«А как его поедешь? – отвечал ямщик равнодушно, – не видишь разве, барин, какая утопия?» – «Утопия? – повторил доктор, захохотав, – что это за утопия?» – «Знамо, утопия, – повторил ямщик, протягивая руку вперед и указывая кнутом на море грязи, – вишь, утопнуть можно…» (местные обыватели называют так полужидкую грязь, похожую на расплавленное олово, которая заливает в весеннюю пору все дороги; если по ней проехать или пройти, то она всколыхнется на мгновение, но тотчас же засасывает все следы и – снова становится неподвижной).
Композиция «Миргорода» – симметрична, зеркальна. Безгеройным «Старосветским помещикам» соответствует безгеройная же «Повесть о том, как поссорились Иван Иванович с Иваном Никифоровичем. Героическому и романтическому «Тарасу Бульбе» – героический и романтический «Вий».
Или – коли вы не согласны на героику и романтику в «Вии» – сформулируем по-иному: бытовым, нестрашным, лишенным какого бы то ни было эротического элемента – бытовые, нестрашные, опять-таки безо всякого даже намека на эротику «Ивану Ивановичу и Ивану Никифоровичу». Страшному «Тарасу Бульбе» с сильным эротическим элементом – страшный же «Вий», буквально пронизанный эротикой.
Впрочем, есть куда более существенная «симметрическая» черта.
«Тарас Бульба» и «Вий» – украинские, малороссийские повести.
«Старосветские помещики» и «Повесть о том, как поссорились Иван Иванович с Иваном Никифоровичем» – повести из жизни российской южной провинции.
В городок, где вечно ссорятся и мирятся Иван Иваныч – Иван Никифорыч, в именьице, где Пульхерия Ивановна ублажает и потчует Афанасия Ивановича, вполне мог заглянуть, заехать Пал Иваныч Чичиков – его мир, его проблемы.
Зато в яростном и страшном козацко-бурсацком мире «Тараса Бульбы» и «Вия» Пал Иваныч нелеп, невозможен.
Иной, совсем иной мир – утонувшая Атлантида…
Тараса Бульбу» мы «проходили» в школе. Я помню, как мама меня спросила: «Ну, кто тебе больше всех нравится в этой книжке?»
Я промямлил что-то про Остапа.
– Да? – удивилась мама. – А мне больше всех нравится Андрий. Он хоть к женщине по-человечески относился…

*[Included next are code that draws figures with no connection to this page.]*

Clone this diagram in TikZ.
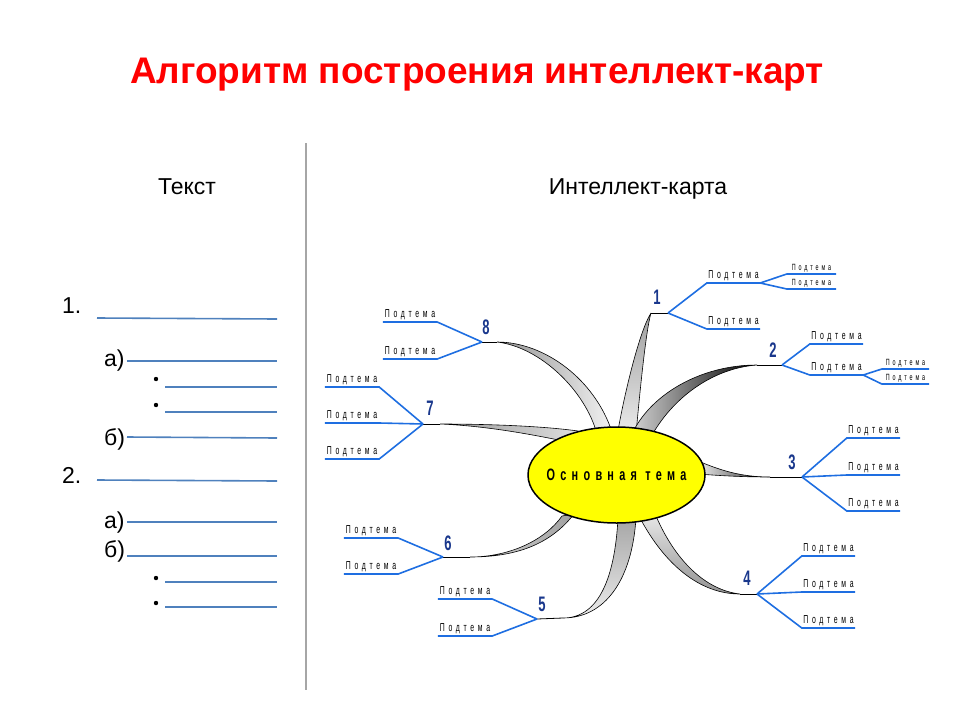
\documentclass[tikz,border=0pt]{standalone}
\usepackage{fontspec}
\setmainfont{Liberation Sans}
\newfontfamily\themefont[FakeStretch=0.66,LetterSpace=32]{Liberation Sans}
\newfontfamily\subfont[FakeStretch=0.6,LetterSpace=32]{Liberation Sans}
\newfontfamily\numfont[FakeStretch=0.62]{Liberation Sans}
\usetikzlibrary{shapes.geometric}

\definecolor{titlered}{RGB}{255,0,0}
\definecolor{listblue}{RGB}{79,129,189}
\definecolor{mapblue}{RGB}{30,110,225}
\definecolor{numblue}{RGB}{25,55,140}
\definecolor{themeyellow}{RGB}{255,255,0}

\begin{document}
\begin{tikzpicture}[x=1pt,y=-1pt,
    mapline/.style={line width=1.6pt, mapblue},
    listline/.style={line width=1.6pt, listblue},
    subtopic/.style={anchor=south, minimum width=54pt, inner xsep=0pt, inner ysep=2pt, font=\subfont\fontsize{11.5}{11.5}\selectfont},
    subsubtopic/.style={subtopic, minimum width=48pt, font=\subfont\fontsize{9}{9}\selectfont},
    num/.style={font=\numfont\bfseries\fontsize{21}{21}\selectfont, text=numblue, inner sep=0pt},
    ribbon/.style={draw=black, line width=0.6pt},
    listlabel/.style={anchor=base west, inner sep=0pt, font=\fontsize{23}{23}\selectfont}]
    \useasboundingbox (0,0) rectangle (960,720);

    % Title and column headers
    \node[anchor=base, font=\bfseries\fontsize{37}{37}\selectfont, text=titlered] (title) at (477,83) {Алгоритм построения интеллект-карт};
    \node[anchor=base, font=\fontsize{23}{23}\selectfont] (textttl) at (187,194) {Текст};
    \node[anchor=base, font=\fontsize{23}{23}\selectfont] (mapttl) at (638,194) {Интеллект-карта};
    \draw[gray!70, line width=1.5pt] (306,143) -- (306,690);

    % Text outline on the left
    \node[listlabel] (n1) at (62,313) {1.};
    \draw[listline] (97,318) -- (277,319);
    \node[listlabel] (n1a) at (104,366) {а)};
    \draw[listline] (127,361) -- (277,361);
    \draw[listline] (165,387) -- (277,387);
    \draw[listline] (165,412) -- (277,412);
    \node[listlabel] (n1b) at (104,445) {б)};
    \draw[listline] (127,437) -- (277,438);
    \node[listlabel] (n2) at (62,483) {2.};
    \draw[listline] (97,480) -- (277,481);
    \node[listlabel] (n2a) at (104,528) {а)};
    \draw[listline] (127,522) -- (277,522);
    \node[listlabel] (n2b) at (104,557) {б)};
    \draw[listline] (127,556) -- (277,556);
    \draw[listline] (165,582) -- (277,582);
    \draw[listline] (165,607) -- (277,607);
    \foreach \y in {379,405,578,603}
        \fill (156,\y) circle (2.2);

    % Fork points and ribbon ends
    \coordinate (f1) at (668,313); \coordinate (e1) at (651,313);
    \coordinate (f2) at (782,365); \coordinate (e2) at (757,365);
    \coordinate (f3) at (802,477); \coordinate (e3) at (770,477);
    \coordinate (f4) at (757,594); \coordinate (e4) at (740,594);
    \coordinate (f5) at (537,619); \coordinate (e5) at (563,618);
    \coordinate (f6) at (443,557); \coordinate (e6) at (470,557);
    \coordinate (f7) at (423,424); \coordinate (e7) at (440,424);
    \coordinate (f8) at (482,342); \coordinate (e8) at (497,342);

    % Ribbons from the main topic
    \path[ribbon, left color=gray!85, right color=gray!10] (e8) .. controls (545,342) and (595,380) .. (612,432) -- (597,434) .. controls (585,390) and (540,347) .. (e8);
    \path[ribbon, left color=gray!80, right color=gray!25] (e7) .. controls (500,424) and (550,427) .. (578,431) -- (578,444) .. controls (540,436) and (490,426) .. (e7);
    \path[ribbon, top color=gray!75, bottom color=gray!15] (e1) .. controls (640,330) and (625,390) .. (617,436) -- (636,434) .. controls (640,390) and (646,330) .. (e1);
    \path[ribbon, left color=gray!35, right color=black] (e2) .. controls (700,365) and (650,395) .. (632,434) -- (652,435) .. controls (675,395) and (715,368) .. (e2);
    \path[ribbon, left color=gray!15, right color=black!85] (e3) .. controls (740,477) and (720,470) .. (698,461) -- (698,474) .. controls (725,476) and (745,477) .. (e3);
    \path[ribbon, top color=gray!20, bottom color=gray!85] (e4) .. controls (700,594) and (665,565) .. (640,518) -- (656,516) .. controls (675,560) and (705,590) .. (e4);
    \path[ribbon, top color=gray!70, bottom color=gray!15] (e5) .. controls (600,618) and (615,575) .. (618,518) -- (636,518) .. controls (632,580) and (605,618) .. (e5);
    \path[ribbon, left color=gray!30, right color=gray!75] (e6) .. controls (510,557) and (545,540) .. (562,516) -- (574,514) .. controls (550,545) and (515,557) .. (e6);
    \foreach \k in {1,...,8}
        \draw[line width=0.8pt] (e\k) -- (f\k);

    % Main topic
    \node[ellipse, draw, line width=1.5pt, fill=themeyellow, minimum width=177pt, minimum height=96pt, inner sep=0pt] (theme) at (616.5,475) {};
    \node[font=\themefont\bfseries\fontsize{16.5}{16.5}\selectfont] (themetext) at (theme.center) {Основная тема};

    % Branch numbers
    \node[num] (num1) at (657,297) {1};
    \node[num] (num2) at (773,350) {2};
    \node[num] (num3) at (792,462) {3};
    \node[num] (num4) at (747,578) {4};
    \node[num] (num5) at (542,604) {5};
    \node[num] (num6) at (448,543) {6};
    \node[num] (num7) at (430,408) {7};
    \node[num] (num8) at (486,327) {8};

    % Branch 1
    \node[subtopic, minimum width=53pt] (s11) at (733.5,283) {Подтема};
    \node[subtopic, minimum width=53pt] (s12) at (733.5,329) {Подтема};
    \node[subsubtopic, minimum width=49pt] (s111) at (811.5,274) {Подтема};
    \node[subsubtopic, minimum width=49pt] (s112) at (811.5,289) {Подтема};
    \draw[mapline] (f1) -- (s11.south west) -- (s11.south east);
    \draw[mapline] (f1) -- (s12.south west) -- (s12.south east);
    \draw[mapline] (s11.south east) -- (s111.south west) -- (s111.south east);
    \draw[mapline] (s11.south east) -- (s112.south west) -- (s112.south east);

    % Branch 2
    \node[subtopic, minimum width=53pt] (s21) at (836.5,344) {Подтема};
    \node[subtopic, minimum width=53pt] (s22) at (836.5,375) {Подтема};
    \node[subsubtopic, minimum width=47pt] (s221) at (905.5,369) {Подтема};
    \node[subsubtopic, minimum width=47pt] (s222) at (905.5,384) {Подтема};
    \draw[mapline] (f2) -- (s21.south west) -- (s21.south east);
    \draw[mapline] (f2) -- (s22.south west) -- (s22.south east);
    \draw[mapline] (s22.south east) -- (s221.south west) -- (s221.south east);
    \draw[mapline] (s22.south east) -- (s222.south west) -- (s222.south east);

    % Branch 3
    \node[subtopic, minimum width=53pt] (s31) at (873.5,438) {Подтема};
    \node[subtopic, minimum width=53pt] (s32) at (873.5,475) {Подтема};
    \node[subtopic, minimum width=53pt] (s33) at (873.5,511) {Подтема};
    \draw[mapline] (f3) -- (s31.south west) -- (s31.south east);
    \draw[mapline] (f3) -- (s32.south west) -- (s32.south east);
    \draw[mapline] (f3) -- (s33.south west) -- (s33.south east);

    % Branch 4
    \node[subtopic, minimum width=53pt] (s41) at (828.5,556) {Подтема};
    \node[subtopic, minimum width=53pt] (s42) at (828.5,592) {Подтема};
    \node[subtopic, minimum width=53pt] (s43) at (828.5,628) {Подтема};
    \draw[mapline] (f4) -- (s41.south west) -- (s41.south east);
    \draw[mapline] (f4) -- (s42.south west) -- (s42.south east);
    \draw[mapline] (f4) -- (s43.south west) -- (s43.south east);

    % Branch 5
    \node[subtopic] (s51) at (465,599) {Подтема};
    \node[subtopic] (s52) at (465,636) {Подтема};
    \draw[mapline] (f5) -- (s51.south east) -- (s51.south west);
    \draw[mapline] (f5) -- (s52.south east) -- (s52.south west);

    % Branch 6
    \node[subtopic] (s61) at (371,538) {Подтема};
    \node[subtopic] (s62) at (371,574) {Подтема};
    \draw[mapline] (f6) -- (s61.south east) -- (s61.south west);
    \draw[mapline] (f6) -- (s62.south east) -- (s62.south west);

    % Branch 7
    \node[subtopic] (s71) at (352,387) {Подтема};
    \node[subtopic] (s72) at (352,423) {Подтема};
    \node[subtopic] (s73) at (352,459) {Подтема};
    \draw[mapline] (f7) -- (s71.south east) -- (s71.south west);
    \draw[mapline] (f7) -- (s72.south east) -- (s72.south west);
    \draw[mapline] (f7) -- (s73.south east) -- (s73.south west);

    % Branch 8
    \node[subtopic] (s81) at (410,322) {Подтема};
    \node[subtopic] (s82) at (410,359) {Подтема};
    \draw[mapline] (f8) -- (s81.south east) -- (s81.south west);
    \draw[mapline] (f8) -- (s82.south east) -- (s82.south west);
\end{tikzpicture}
\end{document}
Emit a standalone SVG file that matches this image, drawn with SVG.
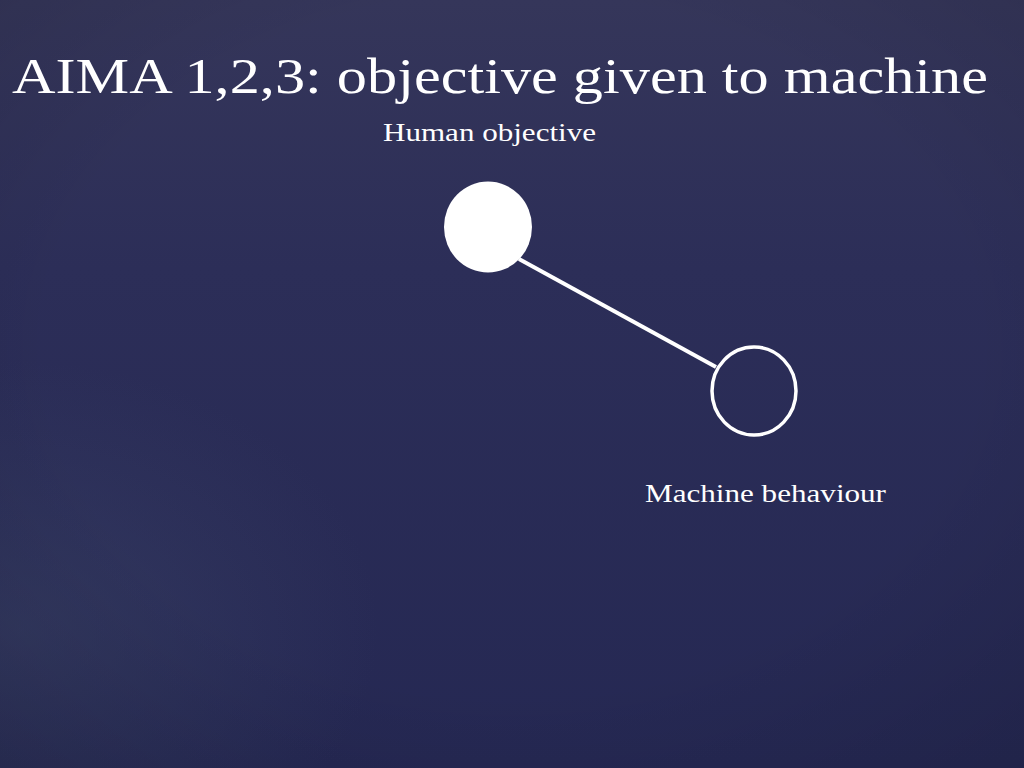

Я было хотел сказать что-то про предательство родины, но поостерегся, поскольку был долдоном во всех отношениях и знал, что взрослым перечить нельзя…
Зато в первый раз я задумался над несовпадением заданной авторской позиции и читательского восприятия.
То, что для Гоголя Андрий – отрицательный, а Остап – положительный, это для меня ни тогда, ни теперь сомнений не вызывало, но то, что для читателя сие далеко не так и не всегда так, – тоже факт, не требующий особых доказательств.
Между прочим, здесь исток симптоматической ошибки В. Солоухина, посчитавшего, что в «Тарасе Бульбе» у Гоголя прорвались тайные, тщательно скрываемые польские католические симпатии.
Вряд ли… Просто для современного читателя, не зашоренного, не отуманенного «должным» и «не должным», естественно сочувствовать Андрию, ушедшему в осажденный, голодающий город к любимой женщине от осаждающих город пьяных, сытых и жестоких запорожцев.
Сие было вовсе не естественно для Гоголя.
Симметрия, взаимоотражение продолжаются и в самих произведениях, будто специально поставленных друг против друга.
«Возвращение киевских бурсаков в родные гнезда» и в «Тарасе Бульбе», и в «Вии» служит истоком, началом сюжетного движения.
Правда, в «Вии» бурсаки, трижды помянувши черта, оказываются на ведьмином, а не на родительском хуторе.
Однако и здесь симметрия продолжается. Ворчливой бранью встречает бурсаков хозяйка хутора в «Вии».
Бранью и дракой встречает бурсаков хозяин хутора в «Тарасе Бульбе».
Пир в «Тарасе Бульбе» по случаю прибытия панычей: «Не нужно пампушек, медовиков, маковников и других пундиков; тащи нам всего барана, козу давай, меды сорокалетние да горелки побольше, не с выдумками горелки, не с изюмом и всякими вытребеньками, а чистой пенной горелки, чтобы играла и шипела как бешеная» – симметричен «пиру» Хомы Брута в овечьем хлеву: «…философу отвела тоже пустой овечий хлев. Философ, оставшись один, в одну минуту съел карася, осмотрел плетеные стены хлева, толкнул ногою в морду просунувшуюся из другого хлева любопытную свинью и поворотился на правый бок…»
Такого рода симметрию, кажется, называют «пародией», и я, пожалуй, тоже буду пользоваться этим термином.